This article details etiquette for piano performance in a public setting for students of any level, as basics of performance remain the same whether the student is playing “Twinkle, Twinkle Little Star” or a Chopin Nocturne. It is especially beneficial for students to go over these parameters right before a performance event with their instructor.
In preparing for a piano performance–like a recital, solo concert, or other event in public—so much emphasis is put on the preparation of the piece itself, and not so much the attitude the student exudes when on stage. Of course, knowing the piece you are going to play proficiently is step number one, but the way a student “carries himself” is also a big part of the performance as well. This includes manner of dress, bowing, walking, posture, and many other components, and making sure you think about and practice these ideas will enhance the performance of the piece itself.

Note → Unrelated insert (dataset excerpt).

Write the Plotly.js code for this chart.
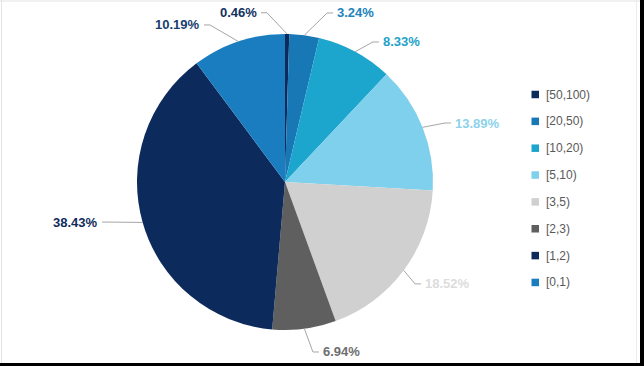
<!DOCTYPE html>
<html>
<head>
<meta charset="utf-8">
<script src="https://cdn.plot.ly/plotly-3.0.1.min.js"></script>
<style>
  html, body { margin: 0; padding: 0; background: #000; overflow: hidden; }
  #chart { width: 640px; height: 363px; background: #fff; }
</style>
</head>
<body>
<div id="chart"></div>
<script>
// ---- data ----
const categories = ['[50,100)', '[20,50)', '[10,20)', '[5,10)', '[3,5)', '[2,3)', '[1,2)', '[0,1)'];
const shares = [0.46, 3.24, 8.33, 13.89, 18.52, 6.94, 38.43, 10.19];
const shareLabels = ['0.46%', '3.24%', '8.33%', '13.89%', '18.52%', '6.94%', '38.43%', '10.19%'];

// ---- styles ----
const sliceColors = ['#0c2a5c', '#1877b5', '#1ca5cd', '#7fd0ec', '#d0d0d0', '#5f5f5f', '#0c2a5c', '#1a7dc0'];
const labelColors = ['#12315f', '#2083ba', '#22a2c8', '#8dd2ea', '#dcdcdc', '#6e6e6e', '#0f2c5b', '#17406e'];
// label placement tweaks (avoid overlaps, like the original)
const labelAngleShift = [-6.9, 6.5, 3.8, 1.45, 1.45, -1.8, 3.1, -7.2];
const labelRadiusScale = [1.15, 1.177, 1.117, 1.152, 1.116, 1.164, 1.226, 1.176];

const W = 640, H = 363;
const CX = 285, CY = 182, R = 148;
const px = x => x / W;
const py = y => 1 - y / H;

const total = shares.reduce((a, b) => a + b, 0);
const shapes = [];
const annotations = [];
let cum = 0;
shares.forEach((v, i) => {
  const midFrac = (cum + v / 2) / total;
  cum += v;
  const a = midFrac * 2 * Math.PI;
  const ex = CX + R * Math.sin(a), ey = CY - R * Math.cos(a);
  const a2 = a + labelAngleShift[i] * Math.PI / 180;
  const rl = R * labelRadiusScale[i];
  const bx = CX + rl * Math.sin(a2), by = CY - rl * Math.cos(a2);
  const right = bx >= CX;
  const tx = bx + (right ? 6 : -6);
  shapes.push({
    type: 'path', xref: 'paper', yref: 'paper',
    path: `M${px(ex)},${py(ey)} L${px(bx)},${py(by)} L${px(tx)},${py(by)}`,
    line: { color: '#a6a6a6', width: 1 }
  });
  annotations.push({
    xref: 'paper', yref: 'paper', x: px(tx + (right ? 2 : -2)), y: py(by),
    xanchor: right ? 'left' : 'right', yanchor: 'middle', showarrow: false,
    text: shareLabels[i],
    font: { family: 'Liberation Sans, Arial, sans-serif', size: 13, weight: 'bold', color: labelColors[i] }
  });
});

// legend (manual, to match small square markers and spacing)
const LX = 531.5, LY0 = 94.5, LDY = 26.85, SQ = 7.5;
categories.forEach((c, i) => {
  const y = LY0 + i * LDY;
  shapes.push({
    type: 'rect', xref: 'paper', yref: 'paper',
    x0: px(LX), x1: px(LX + SQ), y0: py(y - SQ / 2), y1: py(y + SQ / 2),
    fillcolor: sliceColors[i], line: { width: 0 }
  });
  annotations.push({
    xref: 'paper', yref: 'paper', x: px(LX + SQ + 4.5), y: py(y),
    xanchor: 'left', yanchor: 'middle', showarrow: false, text: c,
    font: { family: 'Liberation Sans, Arial, sans-serif', size: 12, color: '#595959' }
  });
});

// faint frame lines
shapes.push({ type: 'line', xref: 'paper', yref: 'paper', x0: 0, x1: 1, y0: py(1), y1: py(1), line: { color: '#e3e3e3', width: 1 } });
shapes.push({ type: 'line', xref: 'paper', yref: 'paper', x0: px(1.5), x1: px(1.5), y0: 0, y1: 1, line: { color: '#e3e3e3', width: 1 } });
shapes.push({ type: 'line', xref: 'paper', yref: 'paper', x0: px(636.5), x1: px(636.5), y0: 0, y1: 1, line: { color: '#ececec', width: 1 } });

const trace = {
  type: 'pie',
  values: shares,
  labels: categories,
  sort: false,
  direction: 'clockwise',
  rotation: 0,
  textinfo: 'none',
  hoverinfo: 'label+percent',
  showlegend: false,
  marker: { colors: sliceColors, line: { width: 0 } },
  domain: { x: [px(CX - R), px(CX + R)], y: [py(CY + R), py(CY - R)] }
};

Plotly.newPlot('chart', [trace], {
  width: W, height: H,
  margin: { l: 0, r: 0, t: 0, b: 0 },
  paper_bgcolor: '#ffffff',
  showlegend: false,
  shapes: shapes,
  annotations: annotations
}, { displayModeBar: false, staticPlot: true });
</script>
</body>
</html>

How Should You Dress for a Piano Performance?
The first step to setting a great tone is having the appropriate attire for a piano performance (Please note, this excludes popular style performances like country and rock music, as the rules change a bit for these genres of study). Traditionally, performers wear black or black and white, though the rules are a bit more flexible for non-collegiate students. The term “Sunday Best” comes to mind. This means, a collared, tucked in shirt with slacks for boys, and dress pants/skirt and blouse or a dress for girls. Essentially, it’s the dressier end of conservative attire.
Bowing Before and After You Play
It is proper etiquette to bow when the audience claps for you. It’s a performer’s non-verbal way of saying “thank you,” which means you should bow before and after you play. When you approach the stage and before you sit down is the first bow. When you get up after the piece has been played, you should bow again before walking off stage.
How Should You Bow?
Keep it simple! It’s an acknowledgement of applause, not a dance! Hands should stay by the performer’s sides or be placed simply on one ledge of the piano. The main thing to avoid is looking like a puppet that fell over, so don’t let the arms dangle in front of your body when taking a bow, and keep your back straight as you bend slightly from the waist.
The Walk Up, the Walk Back
Just like bowing, the idea is to keep it natural. Try not to walk in a way that is very different than the way you normally walk (i.e., no skipping or hopping to the stage). I would recommend paying attention to posture and making sure you walk gracefully, but not to the point where you are practicing with a book on your head at home. Just drop your shoulders, hold your head up high, and walk easily to and from the stage with a smile!
Posture at the Bench
When you get to the piano itself, take time to get situated. If you are using sheet music, make sure the music stand on the piano is a good distance from you and that the bench is close enough to be comfortable. When you are on stage, every moment can feel like a lifetime, and you may feel hurried, but take your time—the audience does not feel the same length of time that you do. Your performance will be better if you get set up correctly.
Lastly, make sure you are sitting tall and proud at the piano with your shoulders down. When we get nervous, a lot of times, the first place that gains tension is the shoulder area, so drop your shoulder blades down your back, take a deep breath, and you are ready to begin.
It’s easy for students to take performance etiquette preparation for granted when they are getting ready for a recital or concert, but teachers can help them do their very best overall by reminding them of the non-musical things performers do to set the tone. Everything with the way the audience perceives the performer’s attitude contributes to the overall success of the performance, and in my studio, I have found that going over the performance etiquette basics with students extensively helps them consistently play their piece better. The reason for this lies in the full concentration and comfort students gain in knowing exactly what to do every moment the audience is looking at them. Use this guide as a quick checklist reminder for performances, and students and teachers alike will see the success in emphasizing these non-musical techniques.